Copy every line of the data that includes the string "React".

---------- Dataset rows

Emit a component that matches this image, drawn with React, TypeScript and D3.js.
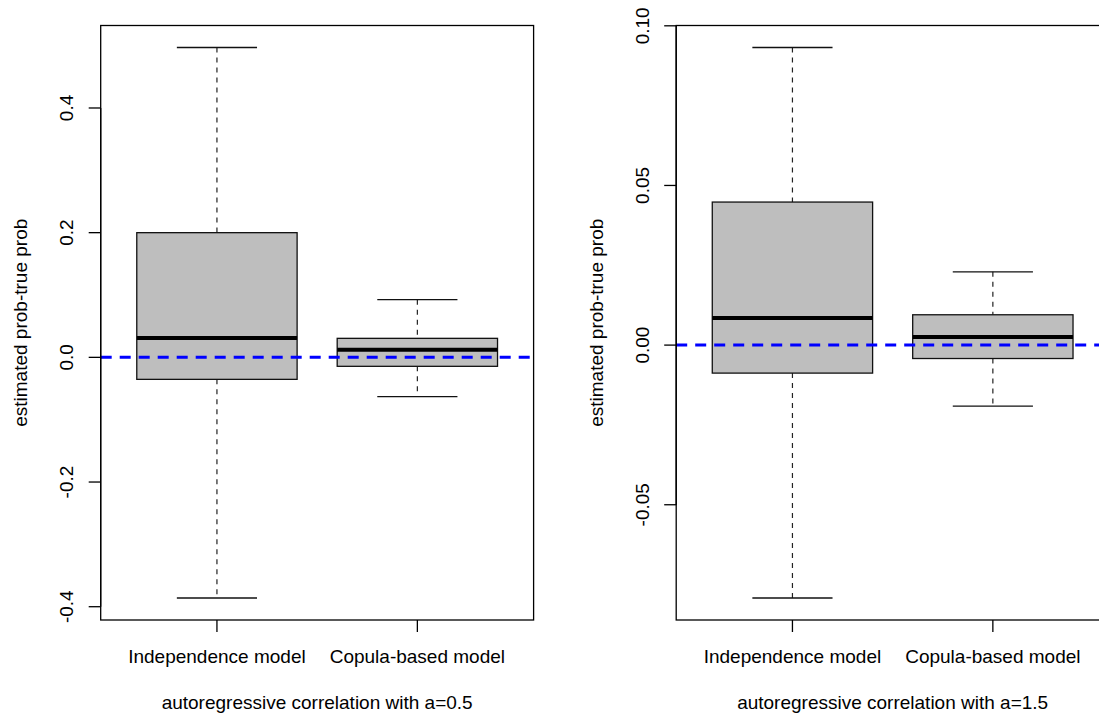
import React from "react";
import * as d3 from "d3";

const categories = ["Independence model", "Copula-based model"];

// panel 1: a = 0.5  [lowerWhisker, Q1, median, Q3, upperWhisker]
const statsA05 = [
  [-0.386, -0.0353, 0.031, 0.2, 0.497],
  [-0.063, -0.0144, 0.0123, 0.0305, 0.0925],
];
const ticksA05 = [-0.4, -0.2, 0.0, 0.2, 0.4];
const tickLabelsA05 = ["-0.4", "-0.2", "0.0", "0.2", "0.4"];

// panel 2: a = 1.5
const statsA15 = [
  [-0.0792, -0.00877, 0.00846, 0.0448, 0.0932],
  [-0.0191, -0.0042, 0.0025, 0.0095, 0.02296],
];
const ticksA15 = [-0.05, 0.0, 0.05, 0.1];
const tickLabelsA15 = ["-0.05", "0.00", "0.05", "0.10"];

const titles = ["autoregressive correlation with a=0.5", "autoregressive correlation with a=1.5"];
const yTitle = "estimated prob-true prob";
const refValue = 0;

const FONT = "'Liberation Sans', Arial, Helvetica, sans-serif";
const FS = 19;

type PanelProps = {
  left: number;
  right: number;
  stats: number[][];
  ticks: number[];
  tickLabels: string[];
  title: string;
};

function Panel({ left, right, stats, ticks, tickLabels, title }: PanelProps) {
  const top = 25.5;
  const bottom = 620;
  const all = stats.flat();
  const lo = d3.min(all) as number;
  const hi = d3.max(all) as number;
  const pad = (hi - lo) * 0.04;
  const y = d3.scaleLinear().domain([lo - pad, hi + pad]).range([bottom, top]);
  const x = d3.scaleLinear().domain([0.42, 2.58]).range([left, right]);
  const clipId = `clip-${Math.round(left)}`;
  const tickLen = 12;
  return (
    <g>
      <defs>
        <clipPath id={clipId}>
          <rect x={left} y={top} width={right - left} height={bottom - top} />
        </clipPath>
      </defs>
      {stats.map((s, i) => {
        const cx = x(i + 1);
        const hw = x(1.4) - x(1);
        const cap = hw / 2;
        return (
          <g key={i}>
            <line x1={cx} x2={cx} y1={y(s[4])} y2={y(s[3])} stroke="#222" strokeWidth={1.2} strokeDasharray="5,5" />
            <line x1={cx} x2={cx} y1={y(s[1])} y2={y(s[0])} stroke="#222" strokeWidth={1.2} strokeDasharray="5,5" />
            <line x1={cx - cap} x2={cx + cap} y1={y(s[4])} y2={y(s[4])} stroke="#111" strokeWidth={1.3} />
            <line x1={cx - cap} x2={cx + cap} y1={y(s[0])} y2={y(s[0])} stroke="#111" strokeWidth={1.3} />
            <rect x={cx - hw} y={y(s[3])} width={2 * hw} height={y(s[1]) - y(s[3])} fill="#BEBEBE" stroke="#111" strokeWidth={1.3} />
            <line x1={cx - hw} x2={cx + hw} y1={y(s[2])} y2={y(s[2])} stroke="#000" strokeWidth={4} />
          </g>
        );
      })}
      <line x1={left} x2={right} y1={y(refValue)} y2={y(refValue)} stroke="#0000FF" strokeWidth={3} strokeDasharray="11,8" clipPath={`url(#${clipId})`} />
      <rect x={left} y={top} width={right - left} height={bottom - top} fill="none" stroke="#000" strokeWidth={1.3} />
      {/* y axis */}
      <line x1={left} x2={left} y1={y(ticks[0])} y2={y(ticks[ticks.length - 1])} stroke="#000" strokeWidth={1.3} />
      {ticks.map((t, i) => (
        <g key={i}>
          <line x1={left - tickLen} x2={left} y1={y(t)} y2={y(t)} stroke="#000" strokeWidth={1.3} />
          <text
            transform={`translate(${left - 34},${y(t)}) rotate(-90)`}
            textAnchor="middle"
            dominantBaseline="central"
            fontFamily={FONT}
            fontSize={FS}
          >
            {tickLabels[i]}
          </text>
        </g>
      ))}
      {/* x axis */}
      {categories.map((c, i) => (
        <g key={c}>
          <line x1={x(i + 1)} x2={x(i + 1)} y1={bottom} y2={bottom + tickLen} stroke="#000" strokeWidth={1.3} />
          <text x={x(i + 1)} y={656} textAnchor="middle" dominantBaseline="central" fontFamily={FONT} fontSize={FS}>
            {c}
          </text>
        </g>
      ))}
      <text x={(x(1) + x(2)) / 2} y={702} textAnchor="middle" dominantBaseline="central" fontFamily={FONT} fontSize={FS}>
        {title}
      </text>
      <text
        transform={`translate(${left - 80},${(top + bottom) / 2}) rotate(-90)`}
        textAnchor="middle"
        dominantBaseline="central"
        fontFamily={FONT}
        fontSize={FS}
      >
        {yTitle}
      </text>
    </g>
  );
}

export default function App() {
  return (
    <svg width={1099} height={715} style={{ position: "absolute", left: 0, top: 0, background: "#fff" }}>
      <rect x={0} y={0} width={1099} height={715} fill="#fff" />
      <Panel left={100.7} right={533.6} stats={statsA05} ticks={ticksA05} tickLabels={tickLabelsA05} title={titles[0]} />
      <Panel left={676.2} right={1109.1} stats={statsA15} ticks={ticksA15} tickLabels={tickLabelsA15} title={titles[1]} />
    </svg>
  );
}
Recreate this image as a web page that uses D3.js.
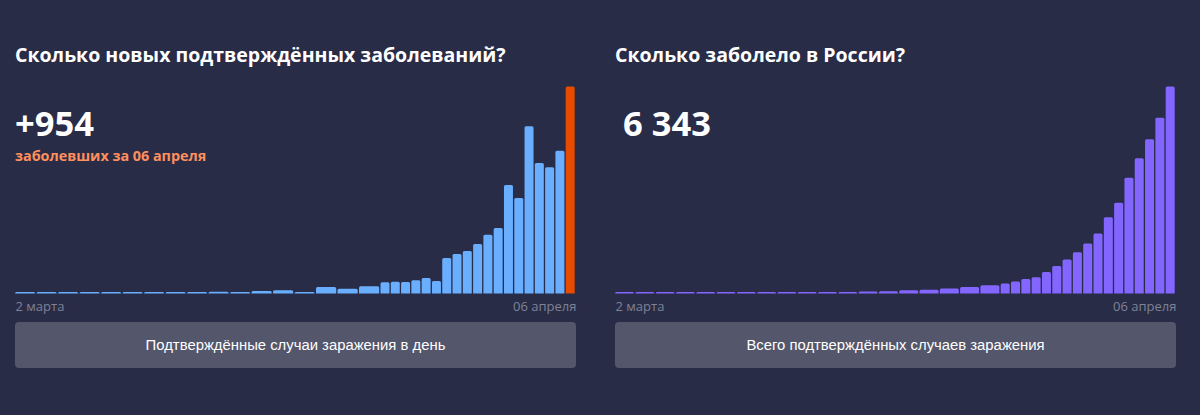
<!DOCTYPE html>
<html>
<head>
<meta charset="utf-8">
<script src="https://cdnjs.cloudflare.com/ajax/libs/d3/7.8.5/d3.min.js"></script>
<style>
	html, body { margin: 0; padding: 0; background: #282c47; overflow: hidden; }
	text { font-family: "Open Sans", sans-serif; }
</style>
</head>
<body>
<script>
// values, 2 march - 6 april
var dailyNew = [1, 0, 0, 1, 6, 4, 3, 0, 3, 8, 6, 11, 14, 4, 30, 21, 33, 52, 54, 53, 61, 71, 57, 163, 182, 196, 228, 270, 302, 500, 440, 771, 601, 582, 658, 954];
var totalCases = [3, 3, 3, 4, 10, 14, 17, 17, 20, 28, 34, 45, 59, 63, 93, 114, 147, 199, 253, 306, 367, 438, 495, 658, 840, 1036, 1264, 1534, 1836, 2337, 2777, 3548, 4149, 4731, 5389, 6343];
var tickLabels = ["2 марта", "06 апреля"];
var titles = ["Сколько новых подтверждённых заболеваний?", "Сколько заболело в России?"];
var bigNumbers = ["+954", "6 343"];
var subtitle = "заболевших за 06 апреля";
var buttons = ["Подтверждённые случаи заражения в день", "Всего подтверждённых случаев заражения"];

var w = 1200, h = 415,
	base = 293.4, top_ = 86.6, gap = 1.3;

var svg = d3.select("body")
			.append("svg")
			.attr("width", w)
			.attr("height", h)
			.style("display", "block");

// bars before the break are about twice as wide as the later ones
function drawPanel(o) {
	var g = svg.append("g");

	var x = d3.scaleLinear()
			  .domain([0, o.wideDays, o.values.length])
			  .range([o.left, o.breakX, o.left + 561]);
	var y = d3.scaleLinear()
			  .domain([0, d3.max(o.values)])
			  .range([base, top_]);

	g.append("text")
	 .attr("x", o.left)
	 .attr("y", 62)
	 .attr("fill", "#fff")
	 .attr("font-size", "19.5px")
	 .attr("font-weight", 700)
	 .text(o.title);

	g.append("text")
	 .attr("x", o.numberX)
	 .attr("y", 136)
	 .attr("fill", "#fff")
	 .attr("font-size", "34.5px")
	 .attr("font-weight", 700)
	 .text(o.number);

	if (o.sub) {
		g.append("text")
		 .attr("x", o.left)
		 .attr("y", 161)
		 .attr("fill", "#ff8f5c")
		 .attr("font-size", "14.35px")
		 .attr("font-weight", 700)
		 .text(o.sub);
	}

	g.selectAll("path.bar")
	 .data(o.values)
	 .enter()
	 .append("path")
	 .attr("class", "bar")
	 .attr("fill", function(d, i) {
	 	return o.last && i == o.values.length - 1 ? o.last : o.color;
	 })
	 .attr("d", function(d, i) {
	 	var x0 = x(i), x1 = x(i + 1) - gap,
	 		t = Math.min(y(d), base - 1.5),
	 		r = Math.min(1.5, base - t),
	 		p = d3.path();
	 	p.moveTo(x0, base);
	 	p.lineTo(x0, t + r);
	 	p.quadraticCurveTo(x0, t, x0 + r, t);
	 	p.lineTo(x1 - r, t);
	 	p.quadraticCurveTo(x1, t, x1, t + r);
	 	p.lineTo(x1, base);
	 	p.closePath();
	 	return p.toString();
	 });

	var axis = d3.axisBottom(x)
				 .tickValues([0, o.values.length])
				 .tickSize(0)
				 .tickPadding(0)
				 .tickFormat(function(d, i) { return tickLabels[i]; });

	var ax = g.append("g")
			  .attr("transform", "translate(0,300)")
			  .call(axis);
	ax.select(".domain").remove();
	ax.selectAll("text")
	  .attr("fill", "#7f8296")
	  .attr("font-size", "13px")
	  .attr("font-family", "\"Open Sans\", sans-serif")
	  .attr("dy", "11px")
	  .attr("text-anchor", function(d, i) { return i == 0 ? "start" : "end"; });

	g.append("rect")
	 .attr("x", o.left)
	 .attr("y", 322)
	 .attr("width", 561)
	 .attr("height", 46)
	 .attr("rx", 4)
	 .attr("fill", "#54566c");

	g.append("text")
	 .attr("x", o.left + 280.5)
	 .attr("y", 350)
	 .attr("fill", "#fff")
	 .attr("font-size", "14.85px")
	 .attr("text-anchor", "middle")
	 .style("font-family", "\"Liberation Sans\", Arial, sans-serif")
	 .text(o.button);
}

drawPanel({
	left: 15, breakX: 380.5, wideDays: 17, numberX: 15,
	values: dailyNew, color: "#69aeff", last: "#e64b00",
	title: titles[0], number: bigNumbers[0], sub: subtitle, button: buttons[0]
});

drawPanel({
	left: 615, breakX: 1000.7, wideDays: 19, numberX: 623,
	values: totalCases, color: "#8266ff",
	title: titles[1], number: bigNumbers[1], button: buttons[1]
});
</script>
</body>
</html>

--------------------

=== Full output ===
Emit a component that matches this image, drawn with React, TypeScript and D3.js.
import React from "react";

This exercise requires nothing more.